Due to the fact that blockchains are decentralized and distributed across peer-to-peer networks the chain is updated and synched across multiple places at once. This means that a blockchain does not have a single point of failure and cannot be changed from a single computer. To perform a successful change, an attacker would need access to 51% of the participants to alter them all at the same time, something requiring enormous computing power.

The damaging Bangladesh Bank heist, which involved criminals using credentials lifted from the country’s central bank to siphon more than $81m via SWIFT messaging, is an incident which proponents of a blockchain-based cross-border payments system believe would not have occurred with a DLT system. A networked system would have identified the attackers attempts to erase their actions from the database and would have made tracking where the money had been sent much easier.


Supporters of a cross-border payments blockchain believe that compliance is simplified in a distributed ledger system. In a public ledger the identity of a user is concealed, yet the holdings and transactions of each address are open to viewing. Using an explorer and the public address, it’s possible for a third party to view all transactions carried out by that address. In a private permissioned blockchain, these details are only viewable by participants involved in the transactions. The ledger is indelible and unforgeable, while entries into it must be validated by the system. To change a block in the chain, every other block in the system would need to be altered.

According to a 2018 report from the Financial Executives Research Foundation, a blockchain-based system could eliminate the need for traditional financial reporting bodies. This transparency, argue blockchain proponents, would eliminate the need for checks and balances that require resources and manpower. Third-party of regulatory access to the private blockchain, according to an Infosys study, could be guaranteed through the establishment of a separate blockchain data layer with records the transactions without needing direct access to the blockchain itself.

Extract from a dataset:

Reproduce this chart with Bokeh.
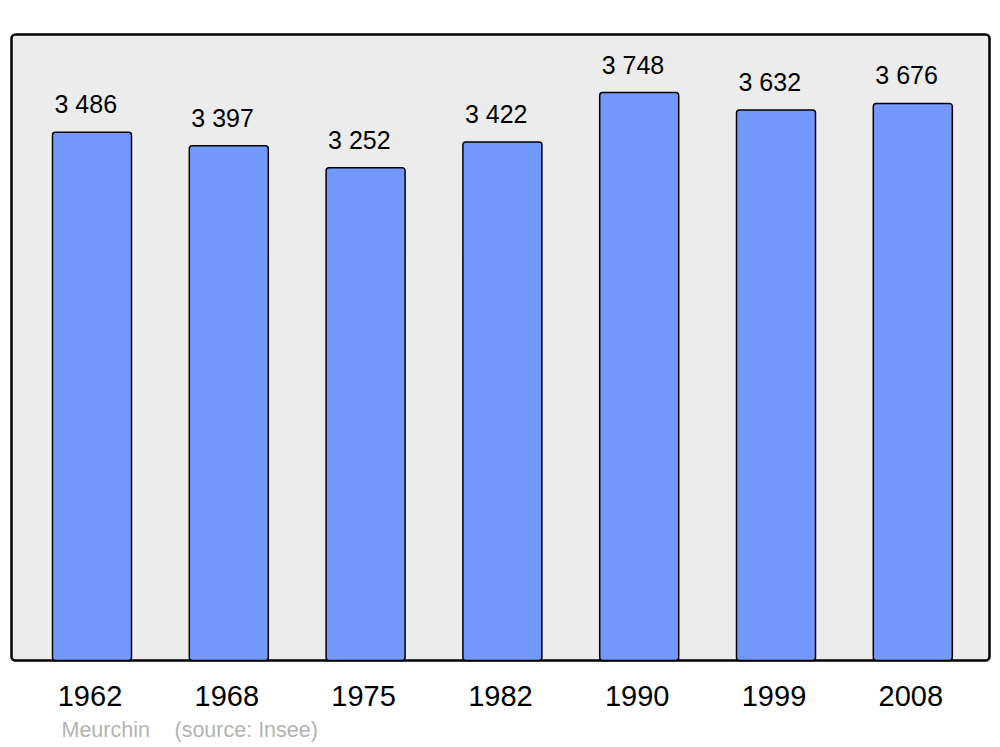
from bokeh.plotting import figure
from bokeh.models import Range1d
from bokeh.core.properties import value
from bokeh.embed import file_html
from bokeh.resources import INLINE

years = ["1962", "1968", "1975", "1982", "1990", "1999", "2008"]
population = [3486, 3397, 3252, 3422, 3748, 3632, 3676]
labels = ["3 486", "3 397", "3 252", "3 422", "3 748", "3 632", "3 676"]
commune = "Meurchin"
source = "(source: Insee)"

W, H = 1000, 747
STEP = 136.8          # px per category
X0 = 91.5             # px of first bar centre
BASE = 660            # px from top of baseline
PX = 568 / 3748       # px per inhabitant

def dx(px):
    return (px - X0) / STEP

def dy(px_from_top):
    return (BASE - px_from_top) / PX

xs = list(range(len(years)))
bar_w = 79 / STEP

p = figure(width=W, height=H, output_backend="svg", toolbar_location=None,
           x_range=Range1d(dx(0), dx(W)), y_range=Range1d(dy(H), dy(0)),
           min_border=0, outline_line_color=None)
p.axis.visible = False
p.grid.visible = False
p.background_fill_color = "white"
p.border_fill_color = "white"

font = value("Liberation Sans")

# panel
p.quad(left=[dx(11)], right=[dx(989)], bottom=[dy(660)], top=[dy(34)],
       fill_color="#ececec", line_color="black", line_width=2.5, border_radius=4)

# bars
p.vbar(x=xs, top=population, bottom=0, width=bar_w, fill_color="#7399ff",
       line_color="black", line_width=1.5, border_radius=3)

# value labels
p.text(x=[x - bar_w / 2 for x in xs], y=population, text=labels, x_offset=2, y_offset=-28,
       text_font=font, text_font_size="25px", text_align="left",
       text_baseline="alphabetic", text_color="black")

# year labels
p.text(x=xs, y=[0] * len(xs), text=years, x_offset=-2, y_offset=35,
       text_font=font, text_font_size="29px", text_align="center",
       text_baseline="alphabetic", text_color="black")

# source
p.text(x=[dx(61), dx(174)], y=[dy(729), dy(729)], text=[commune, source],
       text_font=font, text_font_size="21.5px", text_align="left",
       text_baseline="alphabetic", text_color="#b3b3b3")

open("out.html", "w").write(file_html(p, INLINE))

Analysis from the Bank for International Settlement found that “by allowing information that is in a common format to be shared across participants to a transaction, the use of DLT may reduce data discrepancy, facilitate quicker reconciliation and eliminate or reduce burdensome back office activities.”

Encourages competition and innovation

The emergence of a blockchain technology, as well as blockchain-based payments firm Ripple, has put pressure on existing cross-border payments institutions like SWIFT. The firm, which operates a network of more than 11,000 financial institutions across 200 countries, launched its global payments initiative (gpi) in 2017 with an aim to create a faster, trackable, and more transparent payments network.

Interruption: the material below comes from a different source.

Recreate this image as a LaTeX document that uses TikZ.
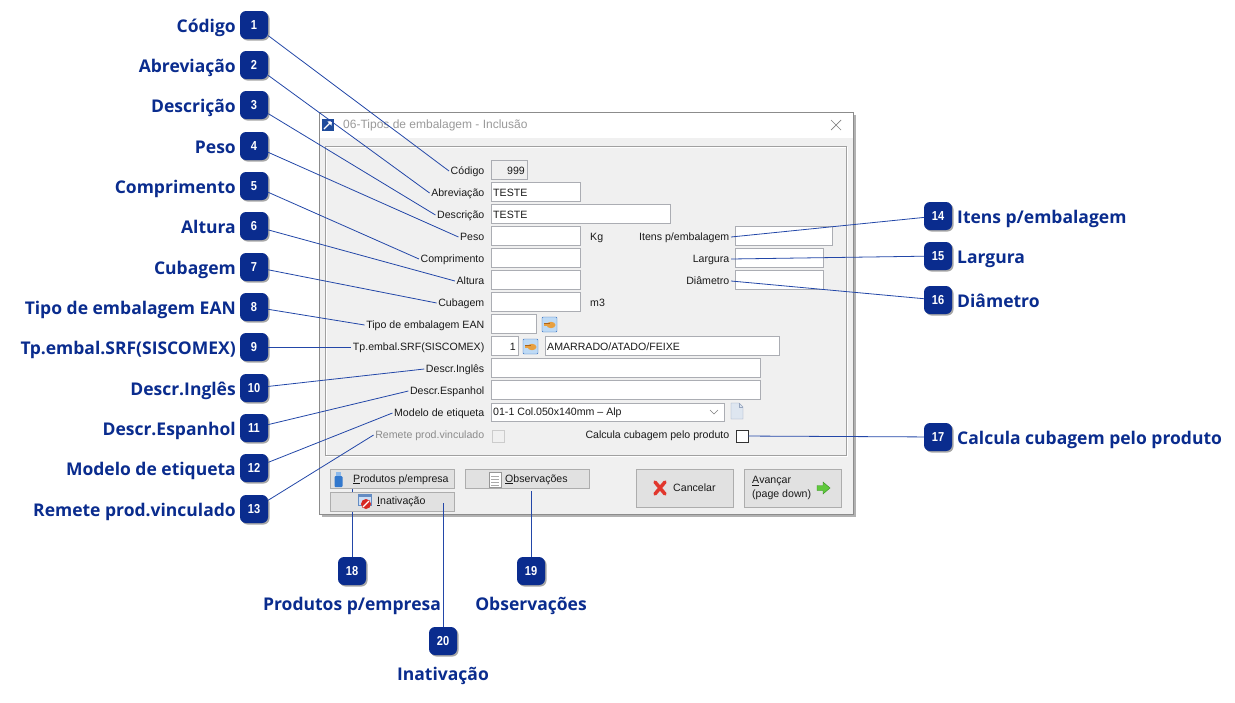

SWIFT gpi uses real-time tracking and an end-to-end view of payments using tracking codes, and the group claims 50% of gpi payments are credited to end beneficiaries within 30 minutes, 40% in under five minutes and “many more” in seconds. SWIFT announced this week that it would be embedding gpi into the European TIPS instant payment system.

SWIFT also signed a partnership with blockchain consortium R3 in December 2018 for the integration of gpi into the latter’s Corda Settler platform. Corda Settler uses Ripple’s cryptocurrency XRP as its settlement system, bringing the two supposedly rival companies into something akin to collaboration. At the time of writing, SWIFT has avoided using XRP, or any cryptocurrency, as a clearing unit, due to the fact that banks aren’t ready to operate with something so volatile.

“All trade platforms require tight linkages with trusted, fast and secure cross-border payments mechanisms such as gpi,” said Luc Meurant, SWIFT CMO, at the time of the announcement. “While DLT-enabled trade is taking off, there is still little appetite for settlement in cryptocurrencies and a pressing need for fast and safe settlement in fiat currencies.” It remains to be seen whether it will move beyond the proof-of-concept stage, but for now the complex link will continue to create debate about the future of cross-border payments.